The next track “Words of Love,” a track composed by Lee Seung-gi himself. While like “Forest,” the song stays largely formulaic, it makes up for it with its likability and charm. The progression from the verses to the chorus, while at times seeming sloppy, added a more dynamic element that the other songs lacked. Furthermore, the use of french horns were particularly intriguing, adding more complexity to the song. While not the best piece, this song is at least a step up for Lee Seung-gi, confirming his potential as a composer.

The last song in the mini album is “An Invitation For Me.” The fastest paced song in the album, it is also my favorite track following “Return.” The change in pace, not too severe to be considered jarring, was gladly appreciated, ending the album in a largely positive note. The song has a ingenuousness that’s endearing to hear, and all in all, it serves as an acceptable closer that’s able to neatly tie the whole effort together.

In conclusion, I wouldn’t call Forest the most innovative or groundbreaking work out there.
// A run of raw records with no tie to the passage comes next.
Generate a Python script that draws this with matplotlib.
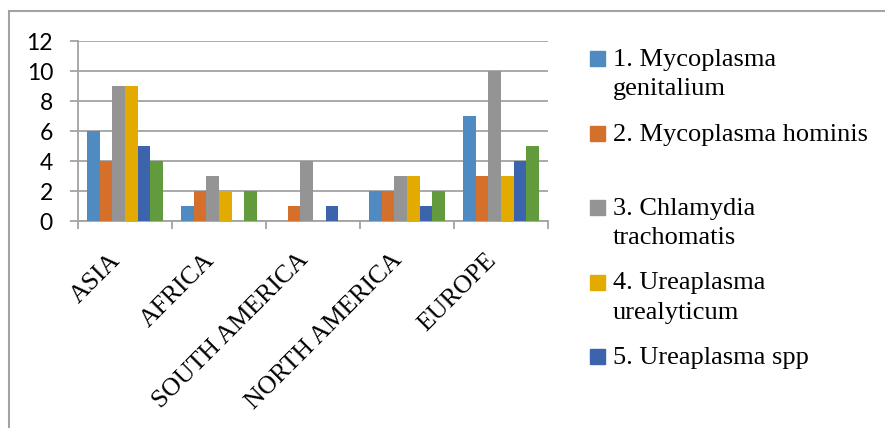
import matplotlib
matplotlib.use("Agg")
import matplotlib.pyplot as plt
from matplotlib.patches import Rectangle
from matplotlib.transforms import ScaledTranslation
import numpy as np

regions = ["ASIA", "AFRICA", "SOUTH AMERICA", "NORTH AMERICA", "EUROPE"]
series_labels = [
    "1. Mycoplasma\ngenitalium",
    "2. Mycoplasma hominis",
    "3. Chlamydia\ntrachomatis",
    "4. Ureaplasma\nurealyticum",
    "5. Ureaplasma spp",
    "6. Other",
]
m_genitalium = [6, 1, 0, 2, 7]
m_hominis = [4, 2, 1, 2, 3]
c_trachomatis = [9, 3, 4, 3, 10]
u_urealyticum = [9, 2, 0, 3, 3]
u_spp = [5, 0, 1, 1, 4]
other = [4, 2, 0, 2, 5]
series_values = [m_genitalium, m_hominis, c_trachomatis, u_urealyticum, u_spp, other]
colors = ["#4f8bc1", "#d4702c", "#949494", "#e3ab00", "#3b64ad", "#629a3e"]
y_ticks = [0, 2, 4, 6, 8, 10, 12]

W, H = 885, 428
fig = plt.figure(figsize=(W / 100, H / 100), dpi=100)


def fx(px):
    return px / W


def fy(py):
    return 1 - py / H


grid_col = "#a3a3a3"

# chart frame
fig.patches.append(Rectangle((fx(9), fy(500)), fx(1000), fy(11) - fy(500),
                             transform=fig.transFigure, fill=False,
                             edgecolor=grid_col, lw=1.5))

ax = fig.add_axes([fx(78), fy(221), fx(548) - fx(78), fy(41) - fy(221)])
n = len(series_values)
bw = 0.8 / n
x = np.arange(len(regions))
for i, (vals, c) in enumerate(zip(series_values, colors)):
    ax.bar(x + (i - (n - 1) / 2) * bw, vals, width=bw, color=c, zorder=3)

ax.set_xlim(-0.5, len(regions) - 0.5)
ax.set_ylim(0, 12)
ax.set_yticks(y_ticks)
ax.set_yticklabels([str(t) for t in y_ticks], fontfamily="Lato", fontsize=16.5)
ax.grid(axis="y", color=grid_col, lw=1.3, zorder=0)
for s in ["top", "right"]:
    ax.spines[s].set_visible(False)
for s in ["left", "bottom"]:
    ax.spines[s].set_color(grid_col)
    ax.spines[s].set_linewidth(1.3)
ax.tick_params(axis="y", length=6, color=grid_col, width=1.3, pad=12)

ax.set_xticks(np.arange(-0.5, len(regions)), minor=True)
ax.set_xticks(x)
ax.tick_params(axis="x", which="minor", length=6, color=grid_col, width=1.3)
ax.tick_params(axis="x", which="major", length=0, pad=20)
ax.set_xticklabels(regions, rotation=45, ha="right", va="center",
                   rotation_mode="anchor", fontfamily="Liberation Serif",
                   fontsize=18.5)
shift = ScaledTranslation(-0.08, -0.08, fig.dpi_scale_trans)
for lbl in ax.get_xticklabels():
    lbl.set_transform(lbl.get_transform() + shift)

# legend (first five series)
for i in range(5):
    base = 66 + 74.5 * i
    fig.patches.append(Rectangle((fx(590), fy(66 + 74.5 * i)), fx(15), fy(51) - fy(66),
                                 transform=fig.transFigure, color=colors[i]))
    for j, line in enumerate(series_labels[i].split("\n")):
        fig.text(fx(613), fy(base + 29 * j), line, fontfamily="Liberation Serif",
                 fontsize=19, va="baseline", ha="left")

fig.savefig("out.png", dpi=100)
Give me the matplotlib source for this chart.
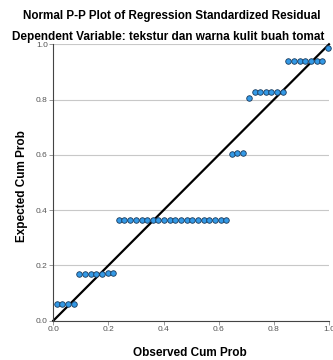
import matplotlib
matplotlib.use("Agg")
import matplotlib.pyplot as plt

observed = [0.012, 0.033, 0.053, 0.074,
            0.094, 0.115, 0.135, 0.156, 0.176, 0.197, 0.217,
            0.238, 0.258, 0.279, 0.299, 0.320, 0.340, 0.361, 0.381, 0.402, 0.422,
            0.443, 0.463, 0.484, 0.504, 0.525, 0.545, 0.566, 0.586, 0.607, 0.627,
            0.648, 0.668, 0.689,
            0.709,
            0.730, 0.750, 0.771, 0.791, 0.812, 0.832,
            0.853, 0.873, 0.894, 0.914, 0.935, 0.955, 0.976,
            0.996]
expected = [0.060, 0.060, 0.060, 0.060,
            0.169, 0.169, 0.169, 0.169, 0.169, 0.173, 0.173,
            0.364, 0.364, 0.364, 0.364, 0.364, 0.364, 0.364, 0.364, 0.364, 0.364,
            0.364, 0.364, 0.364, 0.364, 0.364, 0.364, 0.364, 0.364, 0.364, 0.364,
            0.602, 0.606, 0.606,
            0.807,
            0.826, 0.826, 0.826, 0.826, 0.826, 0.826,
            0.941, 0.941, 0.941, 0.941, 0.941, 0.941, 0.941,
            0.988]
ticks = [0.0, 0.2, 0.4, 0.6, 0.8, 1.0]
tick_labels = ["0.0", "0.2", "0.4", "0.6", "0.8", "1.0"]

plt.rcParams['font.family'] = ['Liberation Sans', 'DejaVu Sans']

W, H = 333, 360
fig = plt.figure(figsize=(W / 100, H / 100), dpi=100)
ax = fig.add_axes([53.3 / W, (H - 320.7) / H, 275.7 / W, 276.4 / H])

ax.set_xlim(0, 1)
ax.set_ylim(0, 1)
ax.set_xticks(ticks)
ax.set_xticklabels(tick_labels)
ax.set_yticks(ticks)
ax.set_yticklabels(tick_labels)
ax.yaxis.grid(True, color='#c8c8c8', linewidth=0.8)
ax.set_axisbelow(True)
for s in ['top', 'right']:
    ax.spines[s].set_visible(False)
for s in ['left', 'bottom']:
    ax.spines[s].set_color('#444444')
    ax.spines[s].set_linewidth(0.8)
ax.tick_params(axis='both', labelsize=6, labelcolor='#555555', color='#888888',
               length=3, width=0.6, pad=1)

ax.plot([0, 1], [0, 1], color='black', linewidth=1.6, zorder=2, clip_on=False)
ax.plot(observed, expected, linestyle='none', marker='o', markersize=4,
        markerfacecolor='#3399e6', markeredgecolor='#1a3a5c', markeredgewidth=0.6,
        zorder=3, clip_on=False)

fig.text(190 / W, 1 - 355.5 / H, 'Observed Cum Prob', ha='center', va='baseline',
         fontsize=8.5, fontweight='bold')
fig.text(22.5 / W, 1 - 186 / H, 'Expected Cum Prob', ha='center', va='center',
         rotation=90, fontsize=8.5, fontweight='bold')

fig.text(171.5 / W, 1 - 18.5 / H, 'Normal P-P Plot of Regression Standardized Residual',
         ha='center', va='baseline', fontsize=8.4, fontweight='bold')
fig.text(168.5 / W, 1 - 40 / H, 'Dependent Variable: tekstur dan warna kulit buah tomat',
         ha='center', va='baseline', fontsize=8.5, fontweight='bold')

fig.savefig('out.png', dpi=100)
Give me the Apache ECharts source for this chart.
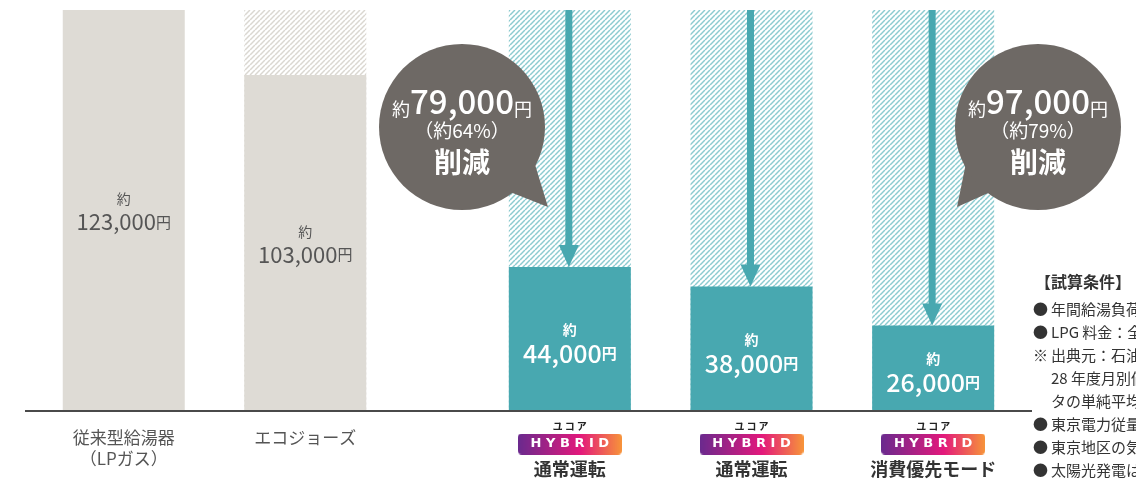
<!DOCTYPE html>
<html><head><meta charset="utf-8">
<script src="https://cdn.jsdelivr.net/npm/echarts@6/dist/echarts.min.js"></script>
<style>html,body{margin:0;padding:0;background:#fff}#c{width:1136px;height:484px}</style>
</head><body><div id="c"></div>
<script>
// ---- data ----
var leftCategories = ['従来型給湯器\n（LPガス）', 'エコジョーズ'];
var leftValues = [123000, 103000];
var rightCategories = ['通常運転', '通常運転', '消費優先モード'];
var rightBrand = 'ユコア';
var rightBadge = 'HYBRID';
var rightValues = [44000, 38000, 26000];
var baseValue = 123000;
var axisMax = 123000;
var bubbleTargets = [0, 2]; // right-group items that get a savings bubble
var notes = ['【試算条件】', '●\u2009年間給湯負荷：一般家庭', '●\u2009LPG 料金：全国平均単価', '※\u2009出典元：石油情報センター', '\u2003\u200928 年度月別価格調査デー', '\u2003\u2009タの単純平均値を使用', '●\u2009東京電力従量電灯B', '●\u2009東京地区の気象データ', '●\u2009太陽光発電は含まず'];

var FONT = '"Noto Sans CJK JP","Noto Sans",sans-serif';
var TEAL = '#48a8b0', GRAY = '#dedbd5', BUBBLE = '#6e6965';

function hatch(color) {
  var s = 5, c = document.createElement('canvas');
  c.width = s; c.height = s;
  var g = c.getContext('2d');
  g.fillStyle = '#fff'; g.fillRect(0, 0, s, s);
  g.strokeStyle = color; g.lineWidth = 1.5;
  [-s, 0, s].forEach(function (k) { g.beginPath(); g.moveTo(k, s); g.lineTo(k + s, 0); g.stroke(); });
  return { image: c, repeat: 'repeat' };
}
function badgeImg() {
  var w = 104, h = 21, c = document.createElement('canvas');
  c.width = w; c.height = h;
  var g = c.getContext('2d');
  var gr = g.createLinearGradient(0, 0, w, 0);
  gr.addColorStop(0, '#6a2a8e'); gr.addColorStop(0.6, '#e3197c'); gr.addColorStop(1, '#f7943a');
  g.fillStyle = gr;
  var r = 4;
  g.beginPath(); g.moveTo(r, 0); g.lineTo(w - r, 0); g.quadraticCurveTo(w, 0, w, r); g.lineTo(w, h - r);
  g.quadraticCurveTo(w, h, w - r, h); g.lineTo(r, h); g.quadraticCurveTo(0, h, 0, h - r); g.lineTo(0, r);
  g.quadraticCurveTo(0, 0, r, 0); g.fill();
  return c;
}
var hatchTeal = hatch('#8ccbd0'), hatchGray = hatch('#dad7d1');
var badge = badgeImg();

function fmt(v) { return v.toLocaleString('en-US'); }

var chart = echarts.init(document.getElementById('c'));
var option = {
  animation: false,
  backgroundColor: '#fff',
  grid: [
    { left: 33, width: 363, top: 10, height: 400 },
    { left: 479, width: 545, top: 10, height: 400 }
  ],
  xAxis: [
    { type: 'category', gridIndex: 0, data: leftCategories, axisLine: { show: false }, axisTick: { show: false },
      axisLabel: { margin: 17, color: '#555', fontFamily: FONT, fontSize: 17, lineHeight: 21 } },
    { type: 'category', gridIndex: 1, data: rightCategories, axisLine: { show: false }, axisTick: { show: false },
      axisLabel: { margin: 9, fontFamily: FONT,
        formatter: function (v) { return '{b|' + rightBrand.split('').join('\u2009') + '}\n{h|' + rightBadge.split('').join(' ') + '}\n{n|' + v + '}'; },
        rich: {
          b: { fontSize: 10, fontWeight: 'bold', color: '#222', lineHeight: 14, fontFamily: FONT },
          h: { width: 104, height: 21, lineHeight: 22, align: 'center', backgroundColor: { image: badge }, color: '#fff', fontWeight: 'bold', fontSize: 13, fontFamily: '"DejaVu Sans",sans-serif' },
          n: { fontSize: 18, fontWeight: 'bold', color: '#333', lineHeight: 28, fontFamily: FONT }
        } } }
  ],
  yAxis: [
    { type: 'value', gridIndex: 0, min: 0, max: axisMax, show: false },
    { type: 'value', gridIndex: 1, min: 0, max: axisMax, show: false }
  ],
  series: [
    { type: 'bar', xAxisIndex: 0, yAxisIndex: 0, barWidth: 122, barGap: '-100%',
      data: leftValues.map(function (v, i) { return i === 0 ? '-' : { value: baseValue, itemStyle: { color: hatchGray } }; }) },
    { type: 'bar', xAxisIndex: 0, yAxisIndex: 0, barWidth: 122, barGap: '-100%', itemStyle: { color: GRAY },
      data: leftValues,
      label: { show: true, position: 'inside', offset: [0, 2], fontFamily: FONT,
        formatter: function (p) { return '{s|約}\n{n|' + fmt(p.value) + '}{y|円}'; },
        rich: { s: { fontSize: 14, color: '#555', lineHeight: 20, fontFamily: FONT },
                n: { fontSize: 22, color: '#555', lineHeight: 26, fontFamily: FONT },
                y: { fontSize: 15, color: '#555', lineHeight: 26, fontFamily: FONT } } } },
    { type: 'bar', xAxisIndex: 1, yAxisIndex: 1, barWidth: 122, barGap: '-100%', itemStyle: { color: hatchTeal },
      data: rightValues.map(function () { return baseValue; }) },
    { type: 'bar', xAxisIndex: 1, yAxisIndex: 1, barWidth: 122, barGap: '-100%', itemStyle: { color: TEAL },
      data: rightValues,
      label: { show: true, position: 'inside', offset: [0, 5], fontFamily: FONT,
        formatter: function (p) { return '{s|約}\n{n|' + fmt(p.value) + '}{y|円}'; },
        rich: { s: { fontSize: 14, color: '#fff', fontWeight: 'bold', lineHeight: 20, fontFamily: FONT },
                n: { fontSize: 25, color: '#fff', fontWeight: 500, lineHeight: 28, fontFamily: FONT },
                y: { fontSize: 15, color: '#fff', fontWeight: 'bold', lineHeight: 28, fontFamily: FONT } } } },
    { type: 'custom', xAxisIndex: 1, yAxisIndex: 1, z: 5,
      data: rightValues.map(function (v, i) { return [i, v, baseValue]; }),
      renderItem: function (params, api) {
        var top = api.coord([api.value(0), api.value(2)]);
        var end = api.coord([api.value(0), api.value(1)]);
        var x = top[0] - 1, hl = 22, hw = 10;
        return { type: 'group', children: [
          { type: 'rect', shape: { x: x - 3.5, y: top[1], width: 7, height: end[1] - hl - top[1] + 1 }, style: { fill: TEAL } },
          { type: 'polygon', shape: { points: [[x - hw, end[1] - hl], [x + hw, end[1] - hl], [x, end[1]]] }, style: { fill: TEAL } }
        ] };
      } }
  ]
};
chart.setOption(option);

// baseline and annotations
var y0 = chart.convertToPixel({ gridIndex: 0 }, [0, 0])[1];
var graphics = [
  { type: 'line', shape: { x1: 25, y1: y0 + 1, x2: 1032, y2: y0 + 1 }, style: { stroke: '#4a4a4a', lineWidth: 2 }, z: 10 }
];
var bubbleSpec = [
  { cx: 462, cy: 127, r: 83, tail: [[533, 158], [505, 190], [548, 207]] },
  { cx: 1038, cy: 127, r: 83, tail: [[967, 158], [995, 190], [957, 207]] }
];
bubbleTargets.forEach(function (idx, k) {
  var b = bubbleSpec[k];
  var saved = baseValue - rightValues[idx];
  var pct = Math.round(saved / baseValue * 100);
  graphics.push({ type: 'polygon', shape: { points: b.tail }, style: { fill: BUBBLE }, z: 20 });
  graphics.push({ type: 'circle', shape: { cx: b.cx, cy: b.cy, r: b.r }, style: { fill: BUBBLE }, z: 20 });
  graphics.push({ type: 'text', x: b.cx, y: b.cy + 5, z: 21, style: {
    text: '{s|約}{n|' + fmt(saved) + '}{s|円}\n{p|（約' + pct + '%）}\n{d|削減}',
    align: 'center', verticalAlign: 'middle', fill: '#fff', fontFamily: FONT,
    rich: {
      s: { fontSize: 18, fill: '#fff', lineHeight: 34, fontFamily: FONT, verticalAlign: 'bottom' },
      n: { fontSize: 33, fill: '#fff', fontWeight: 500, lineHeight: 34, fontFamily: FONT },
      p: { fontSize: 19, fill: '#fff', lineHeight: 26, fontFamily: FONT },
      d: { fontSize: 28, fill: '#fff', fontWeight: 'bold', lineHeight: 36, fontFamily: FONT }
    } } });
});
notes.forEach(function (t, i) {
  graphics.push({ type: 'text', x: i === 0 ? 1035 : 1033, y: i === 0 ? 282 : 286 + i * 23, z: 10, style: {
    text: t, fill: '#333', font: (i === 0 ? 'bold 16px ' : '15px ') + FONT,
    verticalAlign: 'middle' } });
});
chart.setOption({ graphic: graphics });
</script>
</body></html>
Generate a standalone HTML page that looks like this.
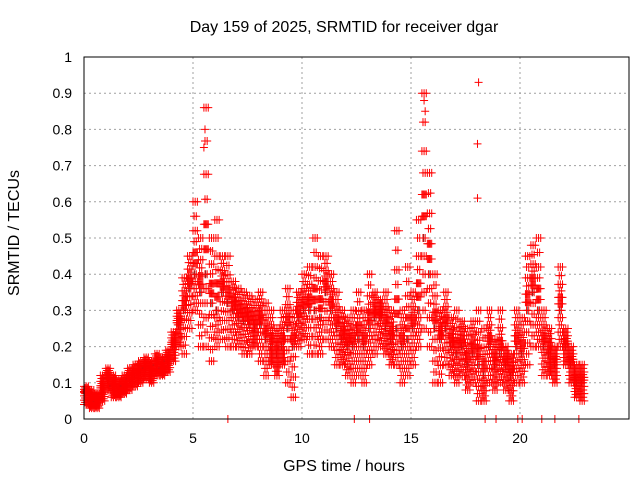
<!DOCTYPE html>
<html><head><meta charset="utf-8"><style>
body{margin:0;background:#fff;}
svg text{font-family:"Liberation Sans",sans-serif;font-size:14px;fill:#000;}
svg text.title{font-size:16px;}
</style></head><body>
<svg id="chart" width="640" height="480" xmlns="http://www.w3.org/2000/svg">
<rect width="640" height="480" fill="#fff"/>
<g id="grid"></g>
<g id="ticks"></g>
<g id="marks"></g>
<rect x="84" y="57" width="545" height="362" fill="none" stroke="#000" stroke-width="1"/>
<text class="title" x="344" y="32" text-anchor="middle">Day 159 of 2025, SRMTID for receiver dgar</text>
<text class="title" x="344" y="471" text-anchor="middle">GPS time / hours</text>
<text class="title" transform="translate(19,233) rotate(-90)" text-anchor="middle">SRMTID / TECUs</text>
</svg>
<script>
const times=[0,0.25,0.5,0.75,1,1.25,1.5,1.75,2,2.25,2.5,2.75,3,3.25,3.5,3.75,4,4.25,4.5,4.75,5,5.25,5.5,5.75,6,6.25,6.5,6.75,7,7.25,7.5,7.75,8,8.25,8.5,8.75,9,9.25,9.5,9.75,10,10.25,10.5,10.75,11,11.25,11.5,11.75,12,12.25,12.5,12.75,13,13.25,13.5,13.75,14,14.25,14.5,14.75,15,15.25,15.5,15.75,16,16.25,16.5,16.75,17,17.25,17.5,17.75,18,18.25,18.5,18.75,19,19.25,19.5,19.75,20,20.25,20.5,20.75,21,21.25,21.5,21.75,22,22.25,22.5,22.75];
const midVals=[.07,.05,.05,.08,.11,.09,.08,.09,.11,.12,.13,.14,.13,.15,.14,.16,.2,.26,.3,.36,.4,.35,.4,.32,.3,.35,.32,.3,.28,.27,.26,.25,.26,.22,.2,.18,.2,.25,.2,.28,.3,.3,.3,.28,.35,.3,.25,.22,.2,.2,.22,.2,.25,.28,.28,.25,.22,.25,.2,.22,.25,.3,.5,.4,.25,.22,.25,.2,.18,.2,.15,.18,.15,.12,.2,.15,.18,.15,.12,.2,.18,.3,.35,.3,.2,.18,.15,.3,.2,.15,.1,.1];
const loVals=[.04,.03,.03,.05,.08,.06,.06,.07,.08,.09,.1,.11,.1,.12,.12,.13,.16,.2,.18,.25,.3,.2,.2,.16,.2,.22,.2,.2,.2,.18,.18,.2,.16,.12,.15,.12,.15,.1,.06,.2,.22,.18,.18,.18,.22,.2,.15,.15,.12,.1,.12,.1,.15,.18,.2,.18,.15,.15,.1,.12,.15,.2,.25,.2,.1,.1,.15,.12,.1,.12,.08,.1,.05,.05,.1,.08,.1,.08,.05,.1,.1,.15,.2,.2,.12,.12,.1,.2,.15,.1,.06,.05];
const hiVals=[.09,.08,.07,.12,.14,.12,.11,.12,.14,.15,.16,.17,.16,.18,.17,.19,.24,.3,.39,.45,.6,.5,.86,.5,.55,.45,.45,.38,.36,.35,.34,.33,.35,.32,.3,.25,.3,.36,.3,.35,.4,.42,.5,.45,.45,.4,.35,.3,.28,.3,.35,.3,.4,.35,.33,.35,.3,.52,.3,.42,.35,.55,.9,.68,.4,.3,.35,.28,.3,.27,.25,.27,.3,.25,.3,.22,.3,.2,.18,.3,.28,.45,.48,.5,.3,.25,.2,.42,.25,.2,.15,.15];
const extraT=[6.6,12.4,13.1,18.4,18.9,19.9,20.1,21.0,21.6,22.7,18.1,18.05,18.05,5.55,5.5,15.6,15.65];
const extraV=[0,0,0,0,0,0,0,0,0,0,.93,.76,.61,.8,.75,.88,.85];
const xTicks=[0,5,10,15,20];
const yTicks=[0,0.1,0.2,0.3,0.4,0.5,0.6,0.7,0.8,0.9,1];
const yTickLabels=["0","0.1","0.2","0.3","0.4","0.5","0.6","0.7","0.8","0.9","1"];
const NS="http://www.w3.org/2000/svg";
const X=t=>84+t*(545/25), Y=v=>419-v*362;
const grid=document.getElementById('grid'),ticks=document.getElementById('ticks'),marks=document.getElementById('marks');
function el(tag,attrs,parent){const e=document.createElementNS(NS,tag);for(const k in attrs)e.setAttribute(k,attrs[k]);parent.appendChild(e);return e;}
yTicks.forEach((v,i)=>{
  if(i>0&&i<yTicks.length-1){const g=el('line',{x1:84,x2:629,y1:Y(v),y2:Y(v),stroke:'#a0a0a0','stroke-dasharray':'2,3'},grid);
  
  }
  const t=el('text',{x:72,y:Y(v)+5,'text-anchor':'end'},ticks);t.textContent=yTickLabels[i];
  
  
});
xTicks.forEach(v=>{
  if(v>0){const g=el('line',{x1:X(v),x2:X(v),y1:57,y2:419,stroke:'#a0a0a0','stroke-dasharray':'2,3'},grid);
  
  }
  const t=el('text',{x:X(v),y:443,'text-anchor':'middle'},ticks);t.textContent=v;
  
  
});
function plus(t,v,color){
  const x=X(t),y=Y(v);
  const p=el('path',{d:`M${x-4},${y}H${x+4}M${x},${y-4}V${y+4}`,stroke:color,'stroke-width':1,fill:'none'},marks);
  
  
}
// fractions of the lo->mid and mid->hi ranges used to spread marks
const lowFr=[0,0.2,0.4,0.6,0.8,1];
const highFr=[0.15,0.3,0.45,0.6,0.8,1];
const offs=[0,0.05,0.1,0.15,0.2];
times.forEach((t,i)=>{
  const lo=loVals[i],m=midVals[i],hi=hiVals[i];
  plus(t+0.08,m,'#404040');
  offs.forEach((o,k)=>{
    lowFr.forEach((f,j)=>{ if((j+k)%2===0) plus(t+o,lo+(m-lo)*f,'#ff0000'); });
    highFr.forEach((f,j)=>{ if((j+k)%2===1 || j<2) plus(t+o,m+(hi-m)*f,'#ff0000'); });
  });
});
extraT.forEach((t,i)=>plus(t,extraV[i],'#ff0000'));
</script>
</body></html>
It stays simplistic and minimal in its entire run, only choosing to add embellishments as an afterthought. While this was the downfall for some of the songs in the short album, this is also where the album’s main strength lies. The album has a simplicity that’s refreshing to hear in a genre that indulges so much in excess, and the simplicity allows the earnestness and the genuineness of the effort to shine unadulterated. Likewise, Lee Seung-gi’s delivery was just as clear, choosing to highlight his vocal control rather than his vocal prowess, a choice I commend greatly.

While the album most prominently embodied the feeling of wistfulness and longing that comes with fall, it also manages to convey the feeling of stillness and serenity that also comes with the season. Ultimately, Lee Seung-gi’s refreshing album gets a 3.6/5 for its ability to find a climax in a largely serene effort, truly being a proper musical representation of the season of the season.

Readers, what are your thoughts on Lee Seung-gi’s Forest?